И действительно, Платон, сам не будучи профессиональным математиком, ставит задачу решения этой проблемы, согласно Симпликию, перед математиками Академии. Из истории науки хорошо известно, что она была решена математиком Евдоксом - слушателем Академии и учеником пифагорейца Архита.
Созданная им модель «гомоцентрических сфер» была математической моделью по определению и опиралась на аргумент «так, как если бы». Но главное заключается в том, что модель Евдокса в неприкосновенности сохранила «космологический принцип» Платона.
Итак, на примере возникновения первой космологической «теории» в собственном, прямом и исконно греческом смысле этого слова, мы еще раз убедились в том, что именно благодаря агону грекам удалось впервые «запустить» механизм аналитической традиции не только в космологии, но также в философии, математике, механике, логике и других областях. Именно это «состязательное начало», которое первоначально называлось агон, и по сей день составляет самое зерно подлинно европейской культуры и цивилизации.
При том следует отчетливо понимать, что «агон» существовал не ради «агона», а ради достижения состояния его преодолевающего, то есть непротиворечивости в теории, когда последняя оказывается причастна божественной истине, и «непротиворечивости» в трагедии, когда участник дионисова действа приобщается даров Диониса.
Цель агона - пропустить участника, с помощью религиозномистического, или умного исступления, из этого мира в мир божественный. Образно выражаясь, состязание поднимало «температуру» участника до необходимой отметки с целью попадания в мир идеальный и божественный. Без этого «разогрева» подъем был бы невозможен!
По мере того как трагедия претерпевает трансформации из дионисова действа в аполлоново искусство, с теорией происходят те же самые метаморфозы...
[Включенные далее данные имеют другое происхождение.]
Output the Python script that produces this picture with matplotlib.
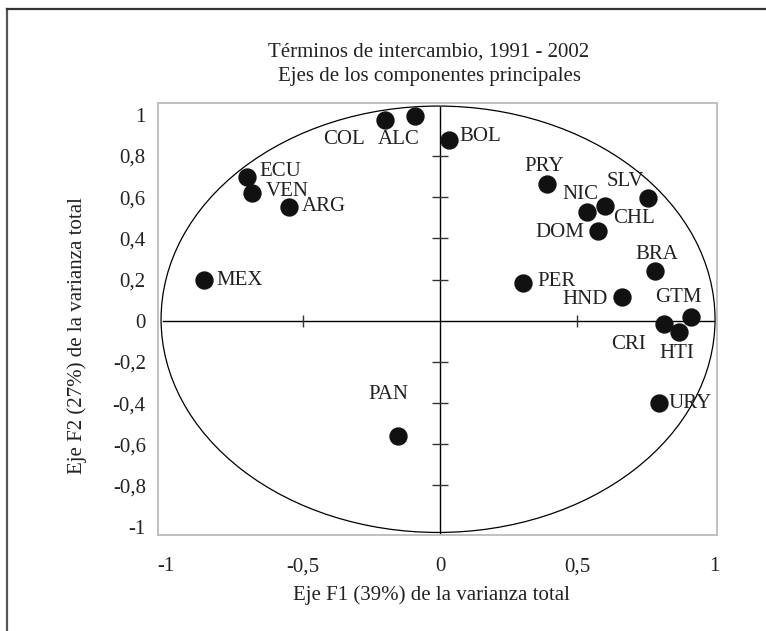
import matplotlib
matplotlib.use('Agg')
import matplotlib.pyplot as plt
from matplotlib.patches import Ellipse
from matplotlib.lines import Line2D

# Terminos de intercambio - componentes principales (F1, F2)
countries = ['COL', 'ALC', 'ECU', 'VEN', 'ARG', 'MEX', 'BOL', 'PRY', 'NIC', 'CHL',
             'SLV', 'DOM', 'BRA', 'PER', 'HND', 'GTM', 'CRI', 'HTI', 'URY', 'PAN']
f1 = [-0.200, -0.091, -0.705, -0.687, -0.551, -0.860, 0.032, 0.389, 0.538, 0.602,
      0.760, 0.578, 0.785, 0.304, 0.663, 0.915, 0.818, 0.873, 0.800, -0.153]
f2 = [0.975, 0.996, 0.697, 0.619, 0.554, 0.198, 0.878, 0.664, 0.528, 0.557,
      0.598, 0.436, 0.243, 0.185, 0.117, 0.019, -0.016, -0.053, -0.401, -0.560]

xticks = [-1, -0.5, 0, 0.5, 1]
xticklabels = ['-1', '-0,5', '0', '0,5', '1']
yticks = [-1, -0.8, -0.6, -0.4, -0.2, 0, 0.2, 0.4, 0.6, 0.8, 1]
yticklabels = ['-1', '-0,8', '-0,6', '-0,4', '-0,2', '0', '0,2', '0,4', '0,6', '0,8', '1']

# where each label sits relative to its dot (pixels) and its alignment
label_pos = {
    'COL': (-20, -20, 'right'), 'ALC': (-16, -24, 'center'),
    'ECU': (13, 6, 'left'), 'VEN': (14, 2, 'left'), 'ARG': (13, 0, 'left'),
    'MEX': (12, -1, 'left'), 'BOL': (11, 3, 'left'), 'PRY': (-2, 17, 'center'),
    'NIC': (-7, 17, 'center'), 'CHL': (8, -12, 'left'), 'SLV': (-23, 16, 'center'),
    'DOM': (-14, -2, 'right'), 'BRA': (2, 16, 'center'), 'PER': (14, 1, 'left'),
    'HND': (-14, -3, 'right'), 'GTM': (-12, 19, 'center'), 'CRI': (-36, -21, 'center'),
    'HTI': (-2, -22, 'center'), 'URY': (9, 0, 'left'), 'PAN': (-10, 41, 'center'),
}

plt.rcParams['font.family'] = ['Liberation Serif', 'DejaVu Serif']
plt.rcParams['font.size'] = 15

fig = plt.figure(figsize=(7.66, 6.31), dpi=100)
ax = fig.add_axes([0.2067, 0.1521, 0.7289, 0.6852])

# outer frame (only top and left visible)
fig.add_artist(Line2D([7 / 766, 7 / 766], [0, 1 - 9 / 631], transform=fig.transFigure,
                      color='#555555', lw=1.6))
fig.add_artist(Line2D([7 / 766, 1], [1 - 9 / 631, 1 - 9 / 631], transform=fig.transFigure,
                      color='#333333', lw=1.6))

ax.add_patch(Ellipse((-0.007, 0.007), 2.022, 2.071, fill=False, color='black', lw=0.9))
ax.plot([-1.01, 1.0], [0, 0], color='black', lw=1.0)
ax.plot([0, 0], [-1.035, 1.04], color='black', lw=1.0)
# small ticks on the cross
ax.plot([-0.5, 0.5], [0, 0], ls='none', marker='|', ms=8, mew=1.0, color='#333333')
ax.plot([0] * 8, [-0.8, -0.6, -0.4, -0.2, 0.2, 0.4, 0.6, 0.8], ls='none', marker='_',
        ms=12, mew=1.0, color='#333333')

ax.plot(f1, f2, ls='none', marker='o', ms=12.2, color='#111111', zorder=5)
for name, x, y in zip(countries, f1, f2):
    dx, dy, ha = label_pos[name]
    ax.annotate(name, (x, y), xytext=(dx, dy), textcoords='offset pixels',
                ha=ha, va='center', fontsize=15, color='#222222')

ax.set_xlim(-1.028, 1.01)
ax.set_ylim(-1.041, 1.059)
ax.set_xticks(xticks)
ax.set_xticklabels(xticklabels)
ax.set_yticks(yticks)
ax.set_yticklabels(yticklabels)
ax.tick_params(length=0, labelsize=15, colors='#222222')
ax.tick_params(axis='x', pad=16)
ax.tick_params(axis='y', pad=9)
for s in ax.spines.values():
    s.set_color('#bbbbbb')
    s.set_linewidth(1.3)

fig.text(429 / 766, 1 - 52 / 631, 'Términos de intercambio, 1991 - 2002',
         ha='center', va='center', fontsize=15, color='#222222')
fig.text(429 / 766, 1 - 76 / 631, 'Ejes de los componentes principales',
         ha='center', va='center', fontsize=15, color='#222222')
fig.text(431 / 766, 1 - 595 / 631, 'Eje F1 (39%) de la varianza total',
         ha='center', va='center', fontsize=15, color='#222222')
fig.text(77 / 766, 1 - 336 / 631, 'Eje F2 (27%) de la varianza total',
         ha='center', va='center', rotation=90, fontsize=15, color='#222222')

fig.savefig('out.png', dpi=100)
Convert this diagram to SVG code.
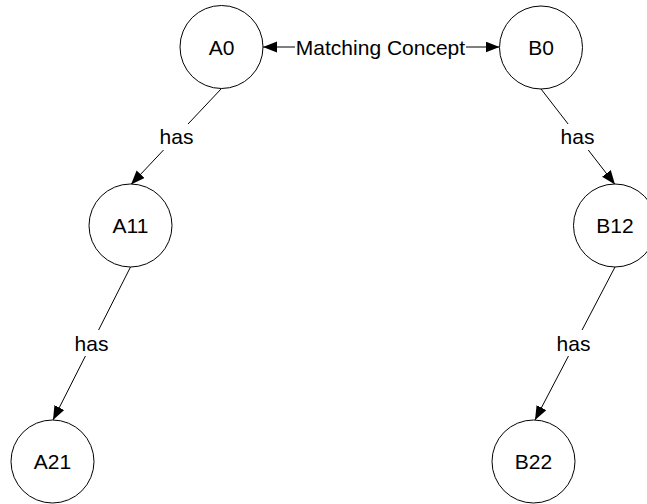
<svg xmlns="http://www.w3.org/2000/svg" width="647" height="504" viewBox="0 0 647 504">
  <style>
    .node circle { fill: #ffffff; stroke: #000000; stroke-width: 1; }
    .node text, .label text { font-family: "Liberation Sans", Arial, sans-serif; font-size: 21px; fill: #000000; text-anchor: middle; }
    .edge { fill: none; stroke: #000000; stroke-width: 1; }
    .label rect { fill: #ffffff; stroke: none; }
  </style>
  <defs>
    <marker id="arrow" markerUnits="userSpaceOnUse" markerWidth="15" markerHeight="12" refX="14" refY="5.5" orient="auto-start-reverse">
      <path d="M0,0 L14,5.5 L0,11 z" fill="#000000"/>
    </marker>
  </defs>
  <rect width="647" height="504" fill="#ffffff"/>

  <g id="connectors">
    <line class="edge" x1="263" y1="47" x2="499.5" y2="47" marker-start="url(#arrow)" marker-end="url(#arrow)"/>
    <line class="edge" x1="221.5" y1="88.5" x2="131" y2="184.5" marker-end="url(#arrow)"/>
    <line class="edge" x1="541" y1="89" x2="615" y2="184.5" marker-end="url(#arrow)"/>
    <line class="edge" x1="130.5" y1="267" x2="53" y2="420" marker-end="url(#arrow)"/>
    <line class="edge" x1="615" y1="267" x2="535" y2="420" marker-end="url(#arrow)"/>
    <g class="label">
      <rect x="295" y="35" width="171" height="24"/>
      <text x="380.5" y="54.5">Matching Concept</text>
      <rect x="159" y="124" width="35" height="26"/>
      <text x="176.5" y="144">has</text>
      <rect x="560" y="124" width="35" height="26"/>
      <text x="577.5" y="144">has</text>
      <rect x="74" y="330" width="35" height="26"/>
      <text x="91.5" y="350.5">has</text>
      <rect x="556" y="330" width="35" height="26"/>
      <text x="573.5" y="350.5">has</text>
    </g>
  </g>

  <g id="A0" class="node">
    <circle cx="221.5" cy="47" r="41.5"/>
    <text x="221.5" y="54.5">A0</text>
  </g>
  <g id="B0" class="node">
    <circle cx="541" cy="47.5" r="41.5"/>
    <text x="541" y="55">B0</text>
  </g>
  <g id="A11" class="node">
    <circle cx="130.5" cy="225.5" r="41.5"/>
    <text x="130.5" y="233">A11</text>
  </g>
  <g id="B12" class="node">
    <circle cx="615" cy="225.5" r="41.5"/>
    <text x="615" y="233">B12</text>
  </g>
  <g id="A21" class="node">
    <circle cx="52.5" cy="461.5" r="41.5"/>
    <text x="52.5" y="469">A21</text>
  </g>
  <g id="B22" class="node">
    <circle cx="533.5" cy="461.5" r="41.5"/>
    <text x="533.5" y="469">B22</text>
  </g>
</svg>
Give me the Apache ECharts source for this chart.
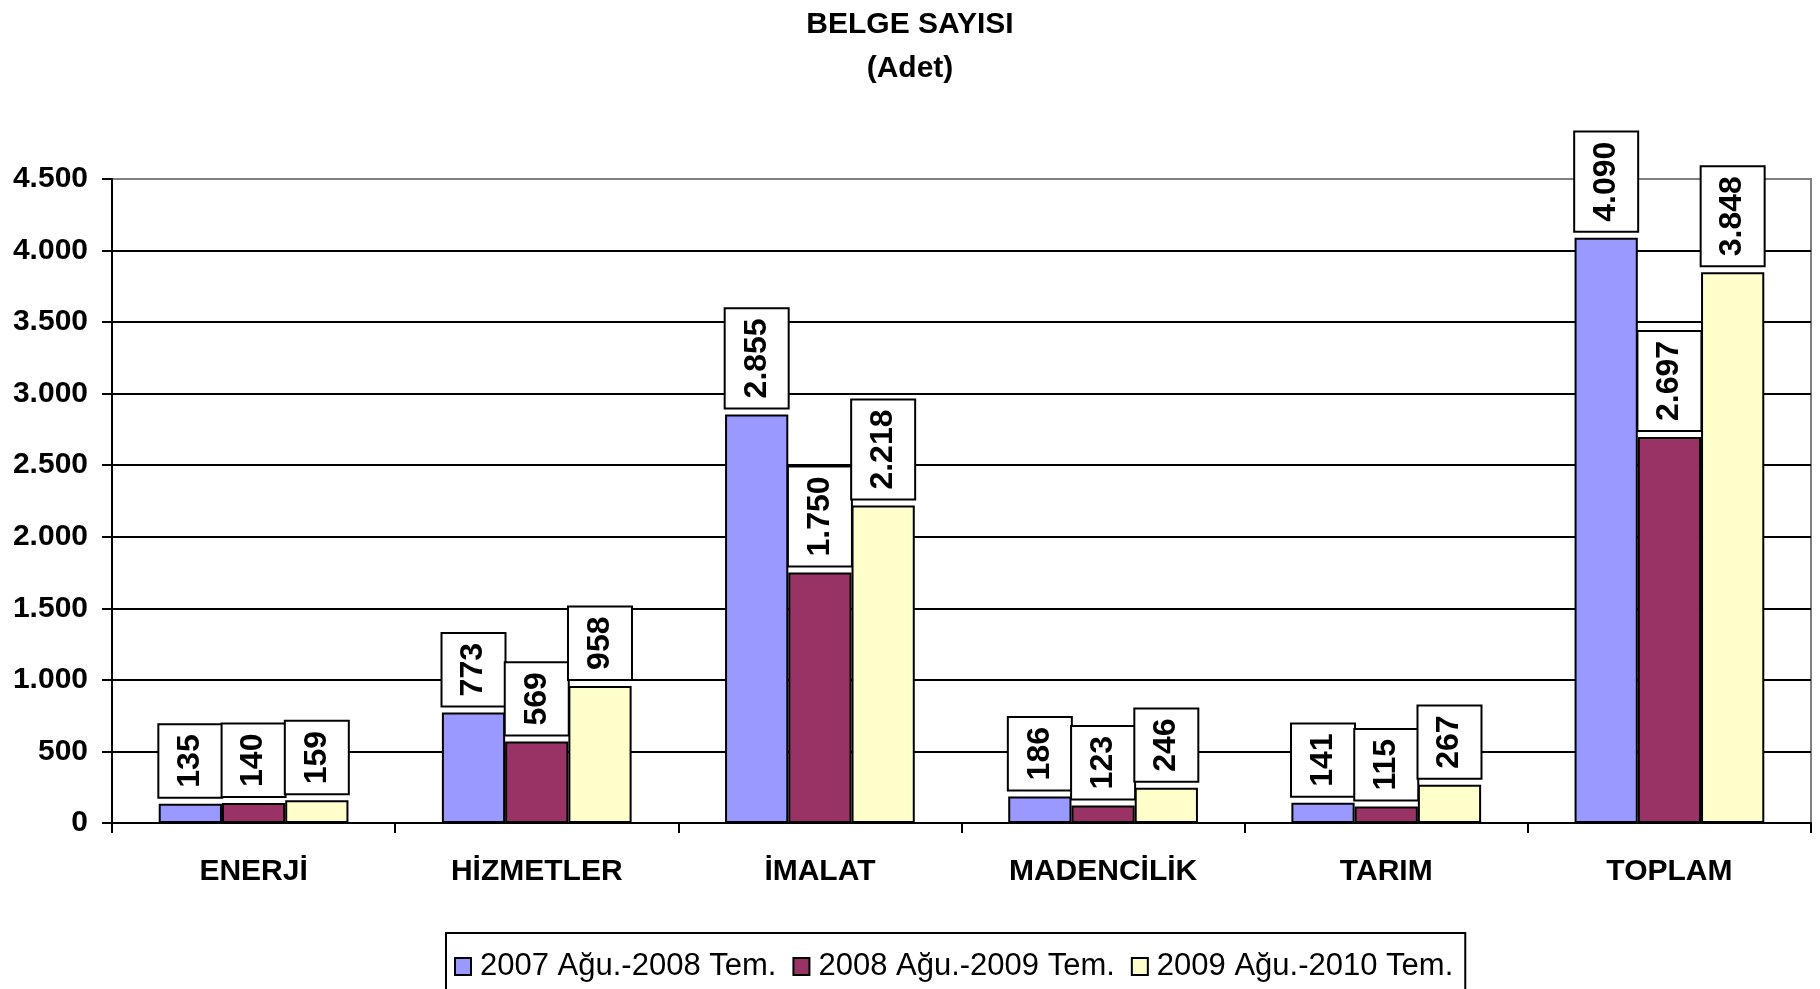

Итак, мы видим, что «теоретичность» греческой науки и философии рождена самой религией греков. Этот способ бытия был органичным для них. И та пресловутая «созерцательность», взятая в её теперешнем ограниченном прочтении, которая приписывается греческой мысли и связывается с вульгарным её пониманием - будто греки не мыслили конкретно - содержит в себе позднейшую
фальсификацию, целью которой было намеренно ее занизить.